El umbral de los 80: la vida como legado y mirador.

Hay edades que no se cumplen, se asoman. Los 80, por ejemplo, no son una cifra: son un balcón. Desde ahí, la vida ya no se corre ni se escala: se contempla. No con pasividad, sino con la intensidad serena del que ha aprendido que el vértigo no está en el futuro, sino en el recuerdo. Y si ese mirador da hacia el sur de Andalucía —pongamos que en Cádiz o en Málaga—, el paisaje no es solo biográfico, sino cultural. La vejez, en estos lugares, no es un declive, sino una forma andaluza del tiempo: lenta, salada y llena de historias.

La pregunta que late entre olas y campanas. «¿He desperdiciado mi vida?» No hay pregunta más humana ni más feroz. Y, sin embargo, al borde de los 80, no suena a derrota, sino a lucidez. Es el zumbido existencial de una conciencia que ha dejado de correr y ha empezado a escuchar. En Cádiz y Málaga, esa pregunta no flota en abstracto: se posa sobre las piedras calientes del casco antiguo, sobre un banco en La Caleta, sobre el murmullo de los bares donde los ancianos cuentan historias que ningún algoritmo podría inventar.

Porque sí, en el sur, la vejez habla. No grita, no se impone, pero habla. Y cuando lo hace, no da cifras ni diagnósticos: cuenta vidas.
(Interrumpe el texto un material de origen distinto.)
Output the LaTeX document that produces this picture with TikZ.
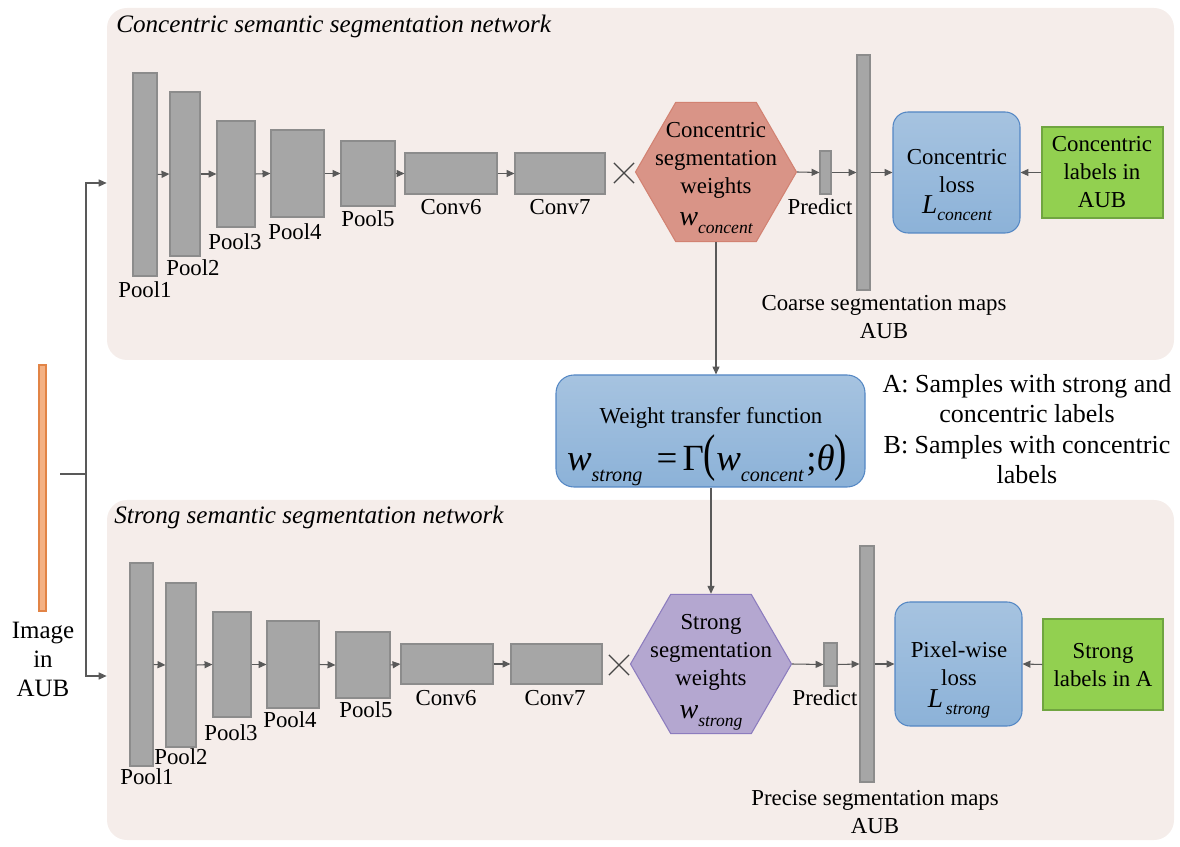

Vidas que se reinventan desde los bordes, donde el tiempo ya no mide productividad, sino profundidad.

Andalucía: donde el tiempo huele a memoria. Hay lugares donde el tiempo es una línea. En otros, como Andalucía, es un perfume. Se respira en la humedad de las murallas de Cádiz, en la saeta que rasga la noche malagueña, en ese vino añejo que, como los cuerpos octogenarios, guarda más vida de la que muestra. Aquí, cada arruga es un poema táctil y cada cana una declaración de resistencia.

Los mayores en Cádiz son algo más que ancianos: son bibliotecas parlantes. La Viña o Santa María no son barrios, son cápsulas de tiempo donde la palabra se hereda como se heredan los ojos o la forma de reír. Y en Málaga, entre verdiales y museos futuristas, la tradición y la modernidad conviven como dos generaciones que, en vez de pelear, se escuchan. En esta tierra, la vejez no estorba: dialoga. Y, a veces, sorprende con una lucidez que deja en ridículo al trending topic del día.

La biografía como arte: entre arrepentimientos y revelaciones. Llegar a los 80 no es hacer balance, es reescribir el guion con nuevos ojos. Lo que parecía anecdótico —regar una planta cada mañana, decir una palabra justa en el momento preciso, abrazar a tiempo— adquiere ahora una densidad que no cabe en PowerPoint ni en currículums.

La antropología humanista lo intuye: no importa tanto qué hiciste, sino lo que tu vida significó para otros. El arrepentimiento, cuando aparece, no es un castigo, sino una brújula. Y la gratitud no es ingenua, es radical: rescata lo vivido del olvido, incluso lo que dolió. Porque toda biografía, si se mira bien, es un palimpsesto: sobre lo que fue, se escribe lo que queda.

Símbolos, raíces y herencias vivas En la vejez, cada gesto puede convertirse en un símbolo: plantar un árbol en Grazalema, grabar una historia desde un patio de Ronda, dejar un cuaderno lleno de garabatos y recuerdos. No es nostalgia, es pulsión de permanencia.

No se trata de evitar el olvido, sino de sembrar en él. Una obra que no se clausura. Cumplir 80 años en el sur no es llegar al final del viaje. Es, más bien, alcanzar ese punto desde el que todo lo vivido se convierte en sentido. Y si ese sentido se comparte, se multiplica. Porque la vejez —cuando no se arrincona ni se teme— revela una verdad elemental: no somos lo que conseguimos, sino lo que dejamos vibrando en otros.

Así que no, la vida no se cierra con la jubilación ni con la última fiesta de cumpleaños. Mientras haya memoria, escucha y deseo de transmitir, sigue escribiéndose. Como esos patios andaluces donde cada año florecen las mismas macetas, pero nunca igual.